I think what bothers me more than anything else is that during the time my talents were unhindered, I didn't USE them. I had been told since I was a child that I should have been a writer, and I always figured I would get around to it eventually, when I could afford it, or whatever excuse I was using at present. The words came so easily to be that I figured it would always be that way.

But I did notice the gradual lessening of vocabulary, memory of proper grammar, originality of metaphor, etc. at my job starting in 1997 (I had been there two years by then) as I was a proofreader as well as a graphic artist. I had once been the most reliable source in my department, and it became embarrassing that no only was I starting to miss other people's errors, I was starting to make errors of my own.
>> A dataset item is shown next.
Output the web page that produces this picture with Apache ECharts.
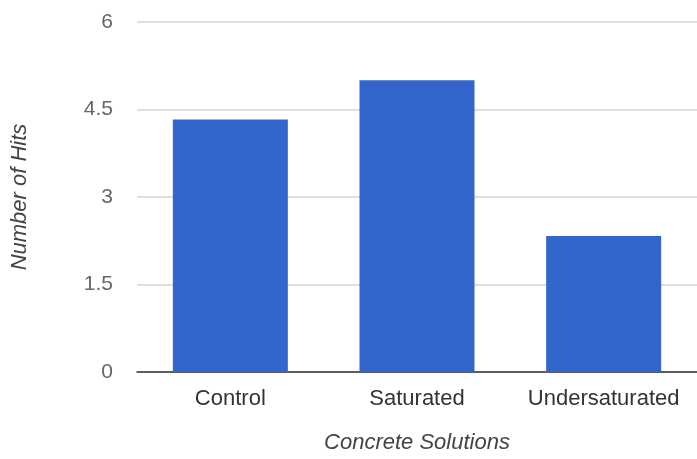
<!DOCTYPE html>
<html>
<head>
<meta charset="utf-8">
<script src="https://cdn.jsdelivr.net/npm/echarts@6/dist/echarts.min.js"></script>
<style>
  html, body { margin: 0; padding: 0; background: #fff; }
  #chart { width: 697px; height: 459px; }
</style>
</head>
<body>
<div id="chart"></div>
<script>
// data
const categories = ['Control', 'Saturated', 'Undersaturated'];
const hits = [4.33, 5, 2.33];
const yTicks = [0, 1.5, 3, 4.5, 6];

const chart = echarts.init(document.getElementById('chart'));

chart.setOption({
  animation: false,
  textStyle: { fontFamily: 'Liberation Sans, Arial, sans-serif' },
  grid: { left: 137, right: -3, top: 22, bottom: 86 },
  xAxis: {
    type: 'category',
    data: categories,
    name: 'Concrete Solutions',
    nameLocation: 'middle',
    nameGap: 60,
    nameTextStyle: { fontSize: 22, fontStyle: 'italic', color: '#444' },
    axisLine: { lineStyle: { color: '#333', width: 1.5 } },
    axisTick: { show: false },
    axisLabel: { fontSize: 22, color: '#333', margin: 16, interval: 0, hideOverlap: false }
  },
  yAxis: {
    type: 'value',
    min: yTicks[0],
    max: yTicks[yTicks.length - 1],
    interval: 1.5,
    name: 'Number of Hits',
    nameLocation: 'middle',
    nameGap: 106,
    nameRotate: 90,
    nameTextStyle: { fontSize: 22, fontStyle: 'italic', color: '#444' },
    axisLine: { show: false },
    axisTick: { show: false },
    axisLabel: { fontSize: 21, color: '#666', margin: 24 },
    splitLine: { lineStyle: { color: '#d4d4d4', width: 1.5 } }
  },
  series: [{
    type: 'bar',
    data: hits,
    barWidth: 115,
    itemStyle: { color: '#3366cc' }
  }]
});
</script>
</body>
</html>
I still do have moments where I am as sharp as a knife. Many of my abilities are still buried in my brain but not easily accessible. But I had to give up writing poetry in 2005 as I could not sustain a metaphor long enough to complete one.

I have switched my emphasis to shorter ideas (and paragraphs), informative articles and projects requiring less energy expenditure. What holds me back more than anything else is not having the physical energy to do much interaction at all. It takes MUCH longer nowadays to complete a message due to the missed words, forgetting mid-sentence what I wanted to say, and things coming out so garbled that even I can't figure out what I meant. Most of the time, the final result is still okay thanks to spell-check and re-reading things a minimum of three times before I hit "send".

But I am amazed sometimes how effortless it used to be.
 
I know what you mean. I left academia after working for years on the bloody degree because of the cognitive difficulties--it was too stressful not to remember the class I had planned the day before, and to stumble over words, and to struggle to understand articles I had written myself. But I look at what I accomplished during those years and am amazed--even though it was miserable because I was so sick-exhausted and aching, I still did more than what I think I could do now, when I'm actually feeling better, b/c the environment provided so much (too much!) stimulation. But the environment also took so much out of me that it wasn't worth the price.

Sorry to be maundering on and on. All to say, "Yes. I hear you." I understand the frustration--and the amazement at remembering "olden days." And thank God for handy software tools like spell-check!